Opiekun Interu był przed meczem jak zwykle pewny siebie, czemu dawał wyraz we wszystkich wywiadach. Tym razem miał jednak ku temu powody. W latach 2004-2007, gdy prowadził Chelsea, nie przegrał na własnym stadionie ani jednego ligowego meczu. Licznik spotkań bez porażki zatrzymał się na imponującej liczbie 60.
- Każdy wie, że ja nie przegrywam na Stamford Bridge. Mój rekord jest nie do pobicia, to moja twierdza - mówił butnie Portugalczyk.

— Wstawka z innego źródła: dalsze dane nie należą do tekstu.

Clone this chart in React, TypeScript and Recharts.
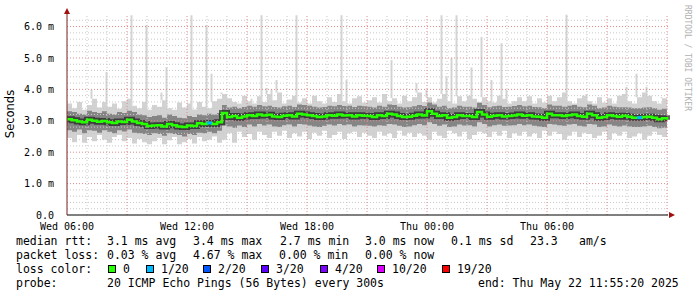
import { ComposedChart, Area, Line, Bar, Scatter, XAxis, YAxis, ReferenceLine } from "recharts";

// 15 minute slots from Wed 06:00 to Thu 12:00 (121 slots), values in ms
const medianRtt = [
  3.05, 3.02, 2.98, 2.95, 3.03, 3.0, 2.97, 2.99, 2.95, 2.93, 2.98, 2.96, 3.03, 2.98, 2.93, 2.9,
  2.83, 2.85, 2.86, 2.82, 2.9, 2.86, 2.82, 2.8, 2.85, 2.83, 2.92, 2.9, 2.93, 2.9, 2.95,
  3.25, 3.12, 3.15, 3.1, 3.14, 3.18, 3.15, 3.2, 3.17, 3.19, 3.14, 3.12, 3.16, 3.18, 3.14,
  3.22, 3.2, 3.18, 3.15, 3.12, 3.14, 3.18, 3.16, 3.2, 3.17, 3.18, 3.14, 3.18, 3.16, 3.15,
  3.12, 3.18, 3.15, 3.22, 3.2, 3.15, 3.12, 3.13, 3.16, 3.2, 3.17, 3.3, 3.22, 3.15, 3.18,
  3.1, 3.12, 3.18, 3.15, 3.15, 3.12, 3.28, 3.2, 3.13, 3.16, 3.18, 3.14, 3.15, 3.17, 3.2,
  3.16, 3.18, 3.14, 3.13, 3.1, 3.22, 3.18, 3.18, 3.15, 3.18, 3.2, 3.15, 3.13, 3.22, 3.18,
  3.1, 3.12, 3.18, 3.15, 3.13, 3.16, 3.13, 3.1, 3.1, 3.12, 3.13, 3.1, 3.05, 3.08, 3.03,
];

const smokeLow = [
  2.45, 2.32, 2.55, 2.3, 2.48, 2.35, 2.55, 2.4, 2.3, 2.48, 2.55, 2.35, 2.45, 2.28, 2.42, 2.32,
  2.25, 2.35, 2.45, 2.25, 2.38, 2.48, 2.25, 2.32, 2.42, 2.28, 2.48, 2.35, 2.4, 2.5, 2.3,
  2.4, 2.6, 2.3, 2.65, 2.48, 2.58, 2.4, 2.65, 2.55, 2.45, 2.65, 2.52, 2.68, 2.45, 2.6,
  2.5, 2.65, 2.42, 2.62, 2.52, 2.68, 2.45, 2.55, 2.65, 2.42, 2.6, 2.65, 2.48, 2.62, 2.52,
  2.45, 2.65, 2.52, 2.6, 2.45, 2.68, 2.52, 2.62, 2.48, 2.6, 2.52, 2.4, 2.65, 2.52, 2.45,
  2.68, 2.6, 2.5, 2.65, 2.42, 2.55, 2.65, 2.6, 2.48, 2.65, 2.52, 2.68, 2.45, 2.6, 2.52,
  2.65, 2.5, 2.6, 2.45, 2.68, 2.52, 2.65, 2.58, 2.4, 2.52, 2.65, 2.48, 2.62, 2.58, 2.45,
  2.52, 2.65, 2.4, 2.6, 2.52, 2.65, 2.45, 2.5, 2.6, 2.4, 2.52, 2.65, 2.55, 2.48, 2.65,
];

const smokeHigh = [
  3.55, 3.4, 3.6, 3.35, 3.5, 3.7, 3.42, 3.6, 3.45, 3.55, 3.38, 3.62, 3.7, 3.48, 3.4, 3.6,
  3.35, 3.5, 3.45, 3.65, 3.4, 3.35, 3.58, 3.42, 3.55, 3.36, 3.6, 3.45, 3.4, 3.62, 3.7,
  3.85, 3.72, 3.6, 3.55, 3.8, 3.62, 3.55, 3.78, 3.6, 3.85, 3.65, 3.9, 3.55, 3.68, 3.8,
  3.58, 3.72, 3.55, 3.8, 3.62, 3.55, 3.75, 3.6, 3.85, 3.62, 3.55, 3.72, 3.78, 3.58, 3.65,
  3.75, 3.58, 3.85, 3.62, 3.72, 3.55, 3.8, 3.62, 3.75, 3.9, 3.6, 3.75, 3.58, 3.7, 3.85,
  3.62, 3.55, 3.78, 3.62, 3.8, 3.7, 3.55, 3.75, 3.62, 3.58, 3.8, 3.7, 3.55, 3.62, 3.75,
  3.62, 3.78, 3.55, 3.72, 3.58, 3.8, 3.62, 3.75, 3.9, 3.62, 3.55, 3.72, 3.8, 3.62, 3.55,
  3.75, 3.58, 3.72, 3.55, 3.8, 3.85, 3.62, 3.55, 3.75, 3.9, 3.8, 3.62, 3.55, 3.72, 3.58,
];

const coreLow = [
  2.7, 2.65, 2.72, 2.6, 2.7, 2.68, 2.62, 2.7, 2.65, 2.6, 2.7, 2.66, 2.72, 2.62, 2.6, 2.58,
  2.55, 2.6, 2.58, 2.52, 2.6, 2.58, 2.55, 2.5, 2.58, 2.55, 2.62, 2.6, 2.65, 2.6, 2.68,
  2.85, 2.82, 2.78, 2.85, 2.8, 2.88, 2.82, 2.9, 2.85, 2.88, 2.82, 2.8, 2.86, 2.88, 2.82,
  2.9, 2.88, 2.85, 2.82, 2.8, 2.84, 2.88, 2.85, 2.9, 2.86, 2.88, 2.82, 2.86, 2.85, 2.84,
  2.82, 2.86, 2.84, 2.9, 2.88, 2.84, 2.8, 2.82, 2.86, 2.9, 2.86, 2.95, 2.9, 2.84, 2.88,
  2.8, 2.82, 2.88, 2.85, 2.86, 2.82, 2.95, 2.9, 2.82, 2.86, 2.88, 2.84, 2.85, 2.86, 2.9,
  2.86, 2.88, 2.84, 2.82, 2.8, 2.9, 2.88, 2.86, 2.84, 2.88, 2.9, 2.84, 2.82, 2.9, 2.88,
  2.8, 2.82, 2.88, 2.84, 2.82, 2.85, 2.82, 2.8, 2.8, 2.82, 2.84, 2.8, 2.76, 2.78, 2.74,
];

const coreHigh = [
  3.3, 3.28, 3.22, 3.2, 3.32, 3.28, 3.25, 3.3, 3.22, 3.2, 3.28, 3.25, 3.32, 3.28, 3.2, 3.18,
  3.12, 3.15, 3.18, 3.1, 3.2, 3.15, 3.1, 3.08, 3.15, 3.12, 3.2, 3.18, 3.22, 3.2, 3.25,
  3.5, 3.42, 3.45, 3.4, 3.44, 3.48, 3.45, 3.5, 3.46, 3.48, 3.44, 3.42, 3.46, 3.48, 3.44,
  3.52, 3.5, 3.48, 3.45, 3.42, 3.44, 3.48, 3.46, 3.5, 3.47, 3.48, 3.44, 3.48, 3.46, 3.45,
  3.42, 3.48, 3.45, 3.52, 3.5, 3.45, 3.42, 3.43, 3.46, 3.5, 3.47, 3.58, 3.52, 3.45, 3.48,
  3.4, 3.42, 3.48, 3.45, 3.45, 3.42, 3.58, 3.5, 3.43, 3.46, 3.48, 3.44, 3.45, 3.47, 3.5,
  3.46, 3.48, 3.44, 3.43, 3.4, 3.52, 3.48, 3.48, 3.45, 3.48, 3.5, 3.45, 3.43, 3.52, 3.48,
  3.4, 3.42, 3.48, 3.45, 3.43, 3.43, 3.42, 3.4, 3.4, 3.42, 3.43, 3.4, 3.35, 3.38, 3.33,
];

// single pings far above the smoke
const spikeSlots = [5, 8, 13, 16, 19, 20, 25, 28, 29, 31, 37, 39, 40, 41, 42, 46, 55, 56, 65, 70, 72, 75, 76, 77, 78, 81, 83, 85, 87, 88, 100, 104, 112, 114, 116, 119];
const spikeTops = [3.98, 4.55, 6.36, 6.05, 3.9, 4.7, 6.36, 6.05, 4.5, 3.9, 3.7, 6.36, 4.05, 4.0, 4.3, 6.36, 6.36, 4.3, 4.93, 4.2, 4.0, 6.36, 4.4, 5.0, 6.36, 4.7, 5.67, 4.3, 5.47, 4.0, 6.38, 3.85, 4.08, 4.5, 4.08, 3.75];

const lossSlots = [28, 114];

const xTicks = [0, 6, 12, 18, 24];
const xTickLabels = ["Wed 06:00", "Wed 12:00", "Wed 18:00", "Thu 00:00", "Thu 06:00"];
const yTicks = [0, 1, 2, 3, 4, 5, 6];

const lossLegend = [
  { label: "0", color: "#26ff00" },
  { label: "1/20", color: "#00b8ff" },
  { label: "2/20", color: "#0059ff" },
  { label: "3/20", color: "#5e00ff" },
  { label: "4/20", color: "#7e00ff" },
  { label: "10/20", color: "#dd00ff" },
  { label: "19/20", color: "#ff0000" },
];

const rows = medianRtt.map((m, i) => {
  const k = spikeSlots.indexOf(i);
  return {
    t: i * 0.25,
    med: m,
    smoke: [smokeLow[i], smokeHigh[i]],
    core: [coreLow[i], coreHigh[i]],
    spike: k >= 0 ? [smokeHigh[i], spikeTops[k]] : null,
  };
});

const lossPoints = lossSlots.map((i) => ({ t: i * 0.25, med: medianRtt[i] }));

const hourLines: number[] = [];
for (let h = 1; h <= 30; h++) hourLines.push(h);
const minorLines: number[] = [];
for (let v = 0.2; v < 6.3; v += 0.2) minorLines.push(Math.round(v * 10) / 10);

const mono = "'DejaVu Sans Mono', monospace";

const txt = (x: number, top: number, s: string) => (
  <div key={`${x}-${top}`} style={{ position: "absolute", left: x, top, whiteSpace: "pre" }}>{s}</div>
);

export default function App() {
  return (
    <div style={{ position: "absolute", left: 0, top: 0, width: 697, height: 297, background: "#fff", overflow: "hidden" }}>
      <ComposedChart width={697} height={297} data={rows} margin={{ top: 14, right: 29, bottom: 62, left: 0 }}>
        <XAxis
          dataKey="t"
          type="number"
          domain={[0, 30.05]}
          ticks={xTicks}
          tickFormatter={(v) => xTickLabels[xTicks.indexOf(v)]}
          tick={{ fontFamily: mono, fontSize: 10, fill: "#000" }}
          tickLine={false}
          tickMargin={2}
          height={20}
          axisLine={{ stroke: "#000" }}
        />
        <YAxis
          type="number"
          domain={[0, 6.4]}
          ticks={yTicks}
          tickFormatter={(v) => (v === 0 ? "0.0" : `${v.toFixed(1)} m`)}
          tick={{ fontFamily: mono, fontSize: 10, fill: "#000" }}
          tickLine={false}
          tickMargin={7}
          width={67}
          axisLine={{ stroke: "#7a2020" }}
        />
        <Bar dataKey="spike" fill="#d4d4d4" barSize={2} isAnimationActive={false} />
        <Area dataKey="smoke" type="stepAfter" stroke="none" fill="#d2d2d2" fillOpacity={1} isAnimationActive={false} />
        <Area dataKey="core" type="stepAfter" stroke="none" fill="#858585" fillOpacity={1} isAnimationActive={false} />
        <Line dataKey="med" type="stepAfter" stroke="#1e1e1e" strokeOpacity={0.7} strokeWidth={6} dot={false} activeDot={false} isAnimationActive={false} />
        {minorLines.map((v) => (
          <ReferenceLine key={`h${v}`} y={v} stroke={Number.isInteger(v) ? "#e08a8a" : "#c8c8c8"} strokeDasharray="1 2" />
        ))}
        {hourLines.map((h) => (
          <ReferenceLine key={`v${h}`} x={h} stroke={h % 3 === 0 ? "#e08a8a" : "#c8c8c8"} strokeDasharray="1 2" />
        ))}
        <Line dataKey="med" type="stepAfter" stroke="#26ff00" strokeWidth={2.5} dot={false} activeDot={false} isAnimationActive={false} />
        <Scatter
          data={lossPoints}
          dataKey="med"
          fill="#00b8ff"
          isAnimationActive={false}
          shape={(p: any) => <rect x={p.cx} y={p.cy - 1.5} width={5} height={3} fill="#00b8ff" />}
        />
      </ComposedChart>

      <svg width={697} height={297} style={{ position: "absolute", left: 0, top: 0, pointerEvents: "none" }}>
        <polygon points="64,14 70,14 67,8" fill="#a01010" />
        <polygon points="669,212 669,218 675,215" fill="#a01010" />
      </svg>

      <div
        style={{
          position: "absolute",
          left: 10,
          top: 114,
          transform: "translate(-50%, -50%) rotate(-90deg)",
          fontFamily: "'DejaVu Sans', sans-serif",
          fontSize: 11.5,
          color: "#000",
          whiteSpace: "nowrap",
        }}
      >
        Seconds
      </div>

      <div
        style={{
          position: "absolute",
          left: 683,
          top: 5,
          writingMode: "vertical-rl",
          fontFamily: mono,
          fontSize: 8,
          color: "#b0b0b0",
          whiteSpace: "nowrap",
        }}
      >
        RRDTOOL / TOBI OETIKER
      </div>

      <div style={{ position: "absolute", left: 0, top: 0, fontFamily: mono, fontSize: 11.5, lineHeight: "14px", color: "#000" }}>
        {txt(16, 234, "median rtt:")}
        {txt(107, 234, "3.1 ms avg")}
        {txt(193, 234, "3.4 ms max")}
        {txt(280, 234, "2.7 ms min")}
        {txt(365, 234, "3.0 ms now")}
        {txt(451, 234, "0.1 ms sd")}
        {txt(530, 234, "23.3")}
        {txt(579, 234, "am/s")}
        {txt(16, 248, "packet loss:")}
        {txt(107, 248, "0.03 % avg")}
        {txt(193, 248, "4.67 % max")}
        {txt(279, 248, "0.00 % min")}
        {txt(365, 248, "0.00 % now")}
        {txt(16, 262, "loss color:")}
        {lossLegend.map((l, i) => {
          const bx = [108, 146, 203, 261, 320, 377, 442][i];
          return (
            <div key={l.label}>
              <div style={{ position: "absolute", left: bx, top: 265, width: 8, height: 8, boxSizing: "border-box", border: "1px solid #000", background: l.color }} />
              {txt(bx + 15, 262, l.label)}
            </div>
          );
        })}
        {txt(16, 276, "probe:")}
        {txt(107, 276, "20 ICMP Echo Pings (56 Bytes) every 300s")}
        {txt(478, 276, "end: Thu May 22 11:55:20 2025")}
      </div>
    </div>
  );
}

O to, aby uśmiech nie zniknął z jego twarzy, zadbali Wesley Sneijder (26 l.) i Samuel Eto'o (29 l.). W 78. minucie Holender idealnie podał do Kameruńczyka, który atomowym strzałem pokonał trzeciego bramkarza "The Blues" Rossa Turnballa (25 l.). Anglik zagrał w tym meczu z powodu kontuzji Petra Cecha i Henrique Hilario. W tym momencie Chelsea musiała strzelić dwa gole, by doprowadzić do dogrywki, a gdy kilka minut później z boiska wyleciał Didier Drogba, jasne stało się, że Jose Mourinho znów będzie triumfował na Stamford Bridge.
Wygrywając z Chelsea i awansując do ćwierćfinału, Inter przełamał angielską niemoc. W dwóch ostatnich sezonach Włosi odpadali bowiem w 1/8 finału po porażkach z drużynami z Wysp - najpierw z Liverpoolem, potem z Manchesterem United.
W ćwierćfinale zagra też niespodziewanie CSKA Moskwa, które na wyjeździe pokonało 2:1 hiszpańską Sevillę. Bramki dla CSKA strzelili Necid i Honda, dla Sevilli - Perotti. W pierwszym meczu padł remis 1:1.